Like every other half-assedly “creative” type who would really love to write a masterpiece (or something publishable) but in reality gets distracted by shiny objects and dark beers too often to ever amount to anything, I come to most of my “writing ideas” already preparing to shut them down.
Still, I’ve gone through phases where I briefly got behind a lengthy project: a literary novel about an evangelical camping trip where the sun never comes up, the chick-lit novel that got stolen, a series of travel essays that were also pilfered by some anonymous Kyrgyz dick. I’ve toyed with the idea of gimmick-authorship, doing something stupid for a year and writing about it (although saying yes to every guy who asks you out and abstaining from toilet paper and elevators is out, I think I could make My Year Stalking Junot Diaz into a real charmer). There’s also the possibility of writing a heinously bourgeois nonfiction niche-history, like Salt: A World History or Cod: A Biography of the Fish that Changed the World. I threw a legitimate tantrum a few weeks before my college thesis was due because I realized that writing about all-homosexual beauty pageants in the Byzantine Empire would have been just as obscure and stupid, but much, much easier.
But it’s that time again where I feel my creative-fertility clock ticking and want to start something for real. To get things going, I was making a mental list of books that have influenced me, and under the “scary” category was Forever by Judy Blume, which I read as a seven-year-old and then instantly decided that I was going to be repelled by sex forever.
This book, like all of Judy Blume’s, has been banned repeatedly for its frank discussion of teenage sexuality. It’s technically about a girl losing her virginity while in a relationship she thinks is “forever” (she actually ends up being the one who moves on)–but really, it’s about how fucking gross it is to name your penis Ralph. That’s what her boyfriend does. He names it Ralph. Ever since this book was published in 1975, the name Ralph has fallen completely off the radar. No young person wants to look at her child and think about this:
‘Don’t,’ he said, wiggling out of his pajama bottoms. He led my hand to his penis. ‘Katherine . . . I’d like you to meet Ralph . . . Ralph, this is Katherine. She’s a very good friend of mine.’

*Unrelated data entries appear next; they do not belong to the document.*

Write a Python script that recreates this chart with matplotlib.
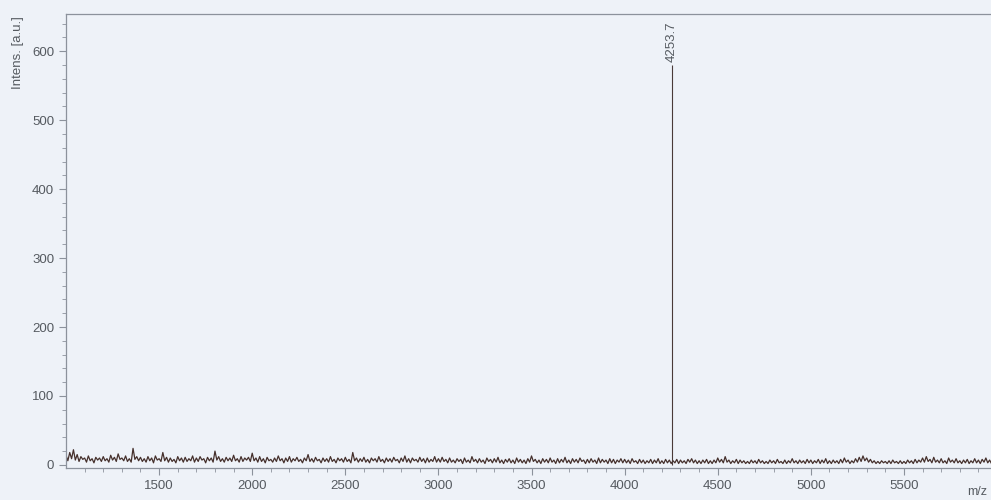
import numpy as np
import matplotlib
matplotlib.use("Agg")
import matplotlib.pyplot as plt

# baseline noise in 10 Da steps
mz_start = 1000
mz_step = 10
noise_1000 = [14, 6, 18, 9, 22, 7, 15, 5, 12, 8, 10, 4, 13, 6, 9, 3, 11, 7, 10, 5,
              12, 6, 9, 4, 14, 7, 11, 5, 16, 8, 10, 6, 13, 5, 9, 4, 24, 8, 12, 6,
              11, 5, 9, 4, 12, 6, 10, 3, 13, 7, 9, 5, 18, 6, 11, 4, 10, 5, 8, 3,
              12, 6, 10, 4, 11, 5, 9, 6, 13, 4, 10, 5, 12, 7, 9, 3, 11, 6, 10, 4,
              20, 7, 12, 5, 9, 4, 11, 6, 10, 5, 14, 6, 9, 4, 12, 5, 10, 7, 11, 5]
noise_2000 = [17, 6, 10, 4, 12, 5, 9, 3, 11, 6, 8, 4, 10, 5, 13, 6, 9, 3, 10, 5,
              12, 4, 9, 6, 11, 5, 8, 3, 10, 6, 15, 5, 9, 4, 11, 6, 8, 3, 10, 5,
              9, 4, 12, 5, 8, 3, 10, 6, 9, 4, 11, 5, 8, 3, 18, 6, 10, 4, 9, 5,
              11, 4, 8, 3, 10, 6, 9, 4, 12, 5, 8, 3, 10, 5, 9, 4, 11, 6, 8, 3,
              10, 5, 13, 4, 9, 3, 10, 6, 8, 4, 11, 5, 9, 3, 10, 4, 8, 5, 12, 4]
noise_3000 = [9, 4, 11, 5, 8, 3, 10, 4, 7, 3, 9, 5, 8, 2, 10, 4, 7, 3, 12, 5,
              8, 3, 9, 4, 7, 2, 10, 5, 8, 3, 9, 4, 11, 3, 7, 2, 8, 4, 9, 3,
              7, 2, 10, 4, 8, 3, 7, 2, 9, 4, 13, 5, 8, 3, 7, 2, 9, 4, 8, 3,
              10, 4, 7, 2, 9, 3, 8, 4, 11, 3, 7, 2, 9, 4, 8, 3, 10, 5, 7, 2,
              8, 3, 9, 4, 7, 2, 10, 3, 8, 4, 7, 2, 9, 3, 8, 2, 7, 4, 9, 3]
noise_4000 = [8, 3, 7, 2, 9, 4, 6, 2, 8, 3, 7, 2, 6, 3, 8, 2, 7, 3, 9, 2,
              6, 2, 8, 3, 7, 2, 6, 3, 8, 2, 7, 3, 6, 2, 8, 4, 9, 3, 7, 2,
              6, 2, 7, 3, 8, 2, 6, 2, 7, 3, 10, 4, 8, 3, 12, 4, 7, 2, 6, 3,
              8, 2, 7, 3, 6, 2, 5, 2, 7, 3, 6, 2, 8, 3, 6, 2, 5, 2, 7, 3,
              6, 2, 8, 3, 5, 2, 7, 2, 6, 3, 9, 3, 6, 2, 7, 3, 6, 2, 8, 3]
noise_5000 = [7, 2, 6, 3, 8, 2, 7, 3, 9, 2, 6, 2, 7, 3, 6, 2, 8, 3, 10, 4,
              7, 2, 6, 3, 9, 4, 11, 5, 13, 6, 10, 4, 8, 3, 6, 2, 5, 2, 6, 3,
              5, 2, 6, 2, 7, 3, 5, 2, 6, 2, 5, 2, 7, 3, 6, 2, 8, 3, 7, 4,
              10, 4, 12, 5, 8, 3, 11, 4, 7, 3, 9, 3, 6, 2, 10, 4, 7, 3, 9, 3,
              6, 2, 7, 3, 8, 2, 6, 3, 9, 3, 7, 2, 8, 4, 10, 3, 7, 2, 8, 3, 6]

peak_mz = 4253.7
peak_int = 580
peak_label = "4253.7"

noise = noise_1000 + noise_2000 + noise_3000 + noise_4000 + noise_5000
mz = mz_start + mz_step * np.arange(len(noise))

bg = "#eef2f8"
grey = "#8c929c"
txt = "#555a60"

fig = plt.figure(figsize=(9.91, 5.0), dpi=100, facecolor=bg)
ax = fig.add_axes([0.0666, 0.064, 0.9395, 0.908], facecolor=bg)

ax.plot(mz, noise, color="#45302c", lw=0.9)
ax.vlines(peak_mz, 0, peak_int, color="#4a3a38", lw=0.8)
ax.text(peak_mz, 584, peak_label, rotation=90, ha="center", va="bottom",
        fontsize=9.5, color=txt, family="Liberation Sans")

ax.set_xlim(1000, 6000)
ax.set_ylim(-4.5, 654)
ax.set_xticks(np.arange(1500, 6000, 500))
ax.set_xticks(np.arange(1100, 6000, 100), minor=True)
ax.set_yticks(np.arange(0, 700, 100))
ax.set_yticks(np.arange(0, 660, 20), minor=True)

for s in ["top", "left", "bottom"]:
    ax.spines[s].set_color(grey)
    ax.spines[s].set_linewidth(0.9)
ax.spines["right"].set_visible(False)

ax.tick_params(which="major", direction="out", length=5, color=grey,
               labelsize=9.5, labelcolor=txt)
ax.tick_params(which="minor", direction="out", length=3, color=grey)
for lab in ax.get_xticklabels() + ax.get_yticklabels():
    lab.set_family("Liberation Sans")

ax.set_ylabel("Intens. [a.u.]", fontsize=9.5, color=txt, family="Liberation Sans")
ax.yaxis.set_label_coords(-0.045, 0.915)
fig.text(0.976, 0.01, "m/z", fontsize=9, color=txt, family="Liberation Sans")

fig.savefig("out.png", dpi=100, facecolor=bg)
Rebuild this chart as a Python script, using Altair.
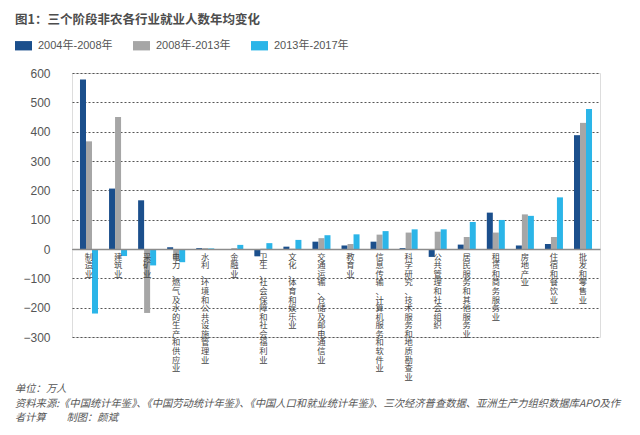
import altair as alt
import pandas as pd

categories = [
    "制造业", "建筑业", "采矿业", "电力、燃气及水的生产和供应业",
    "水利、环境和公共设施管理业", "金融业", "卫生、社会保障和社会福利业",
    "文化、体育和娱乐业", "交通运输、仓储及邮电通信业", "教育业",
    "信息传输、计算机服务和软件业", "科学研究、技术服务和地质勘查业",
    "公共管理和社会组织", "居民服务和其他服务业", "租赁和商务服务业",
    "房地产业", "住宿和餐饮业", "批发和零售业",
]
series = ["2004年-2008年", "2008年-2013年", "2013年-2017年"]
v_0408 = [578, 206, 166, 6, 3, 0, -25, 8, 25, 12, 25, 3, -27, 15, 124, 12, 17, 388]
v_0813 = [367, 450, -218, -40, 3, 3, 1, 1, 37, 17, 49, 56, 59, 41, 56, 118, 41, 430]
v_1317 = [-220, -24, -56, -45, 2, 14, 20, 31, 47, 50, 61, 67, 67, 92, 99, 113, 176, 477]
colors = ["#1b4f8c", "#a6a6a6", "#2bb5e8"]
y_ticks = [-300, -200, -100, 0, 100, 200, 300, 400, 500, 600]

title_text = "图1：三个阶段非农各行业就业人数年均变化"
footer_lines = [
    "单位：万人",
    "资料来源:《中国统计年鉴》、《中国劳动统计年鉴》、《中国人口和就业统计年鉴》、三次经济普查数据、亚洲生产力组织数据库APO及作",
    "者计算　　制图：颜斌",
]

rows = []
for s, vals in zip(series, [v_0408, v_0813, v_1317]):
    for c, v in zip(categories, vals):
        rows.append({"行业": c, "阶段": s, "值": v})
df = pd.DataFrame(rows)

FONT = "Noto Sans CJK SC"
LATIN = "Liberation Sans, Noto Sans CJK SC"
W, H = 528, 264

bars = alt.Chart(df).mark_bar().encode(
    x=alt.X(
        "行业:N", sort=categories,
        scale=alt.Scale(paddingInner=0.38, paddingOuter=0.275),
        axis=alt.Axis(
            title=None, orient="bottom", offset=-88, labelAngle=0,
            labelExpr="split(datum.label, '')", labelFont=FONT,
            labelFontSize=8.3, labelLineHeight=8.6, labelColor="#444",
            ticks=False, domainColor="#8c8c8c", domainWidth=1.5,
            labelPadding=3, zindex=1, labelBaseline="top", labelAlign="center",
        ),
    ),
    xOffset=alt.XOffset("阶段:N", sort=series, scale=alt.Scale(paddingInner=0, paddingOuter=0)),
    y=alt.Y(
        "值:Q",
        scale=alt.Scale(domain=[-300, 600], nice=False, zero=False),
        axis=alt.Axis(
            title=None, values=y_ticks, domain=False, ticks=False,
            labelPadding=22, labelFont="Liberation Sans", labelFontSize=12,
            labelColor="#555", gridDash=[2, 2], gridColor="#555", gridWidth=1,
        ),
    ),
    color=alt.Color(
        "阶段:N", sort=series,
        scale=alt.Scale(domain=series, range=colors),
        legend=alt.Legend(
            title=None, orient="none", legendX=-57, legendY=-36,
            direction="horizontal", symbolType="M-1,-0.55H1V0.55H-1Z",
            symbolSize=289, symbolStrokeWidth=0, symbolOpacity=1,
            labelFont=LATIN, labelFontSize=11, labelColor="#555",
            columnPadding=20, labelOffset=6,
        ),
    ),
)

footer = alt.Chart(pd.DataFrame({"t": ["\n".join(footer_lines)]})).mark_text(
    align="left", baseline="top", lineBreak="\n", lineHeight=14.5,
    font=FONT, fontSize=10.3, fontStyle="italic", color="#555",
).encode(text="t:N", x=alt.value(-57), y=alt.value(311))

chart = alt.layer(bars, footer).properties(
    width=W, height=H,
    title=alt.TitleParams(
        text=title_text, anchor="start", frame="group", dx=-57, offset=11,
        font=FONT, fontSize=12.5, fontWeight="bold", color="#4d4d4d",
    ),
    padding={"left": 64, "top": 65, "right": 24, "bottom": 88},
    autosize="none",
).configure_view(stroke=None).configure(background="white")

chart.save("out.html", embed_options={"renderer": "svg", "actions": False})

Then later, after he comes and it gets on her: ‘That’s all right . . . I don’t mind . . .’ I pulled out some tissues.
He took the box back. ‘I’m glad,’ he said, wiping up his stomach. I kissed the mole on the side of his face. ‘Did I do okay . . . considering my lack of experience?’
He laughed, then just put his arms around me. ‘You did just fine . . . Ralph liked it a lot.’
Sick nasty. Which brings me to my newest book idea: a compendium of the most awkward and gross sex scenes in literature. Which is to say, pretty much all of them.